Economics Department Chair John Y. Campbell moderated a spirited discussion between Economic Professors Jeremey C. Stein and Kenneth S. Rogoff, and History Professor Niall C. D. Ferguson. The panel touched upon poor short-term investment strategies in western countries, faulty “fire marshalling” of these investments, and China’s comparatively better economic health.

Rogoff—whom Campbell introduced as one of the economists on the panel who accurately forecasted the current economic crisis—discussed the lack of proper monitoring of mass short-term debt.

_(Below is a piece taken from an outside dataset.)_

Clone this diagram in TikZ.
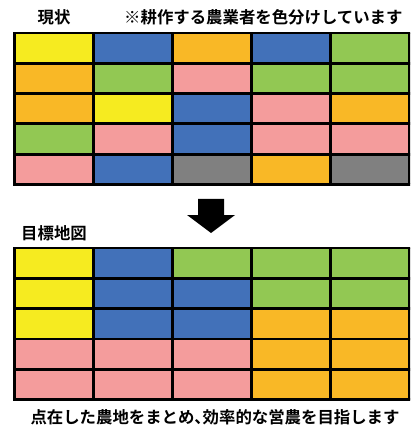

Rogoff compared borrowers to the members of the audience who, instead of sitting in the second row, stood in the back of the room “in case [the panel] is boring and they want to get out.”

“People get nervous and want to get out quickly when borrowing,” Rogoff added.

He said that such trends created “big vulnerability” in the American market, which ultimately collapsed—as Rogoff had predicted in a paper about a year and a half ago.

On his part, Ferguson said that he does not agree with “the rationalizations of other economists.” Instead of relying upon mathematical models like most economists, Ferguson said he used the field of history to better predict economic trends.

“I looked at what actually had happened—not at some mathematical model,” Ferguson said. “History shows us that when liquidity dries up, then there’s a problem.”

Ferguson also said he believed that China’s recent recovery from its economic crisis proved its long-term stability—perhaps posing competition to western economic power.

“We are living through a turning point at which the East overtakes the West, unless something drastic occurs,” Ferguson said. “China will have a larger GDP in 2027 than America.”

But America is nevertheless friendlier to entrepreneurship than China is—a valuable asset, Ferguson said, for the future of American finance.

Social Sciences Divisional Dean Stephen M. Kosslyn introduced yesterday’s panel discussion as a deliberate attempt to initiate conversations.

“My hope has been events like this will start conversations later,” Kosslyn said, “with members not only from the same school but also actually from the same department.”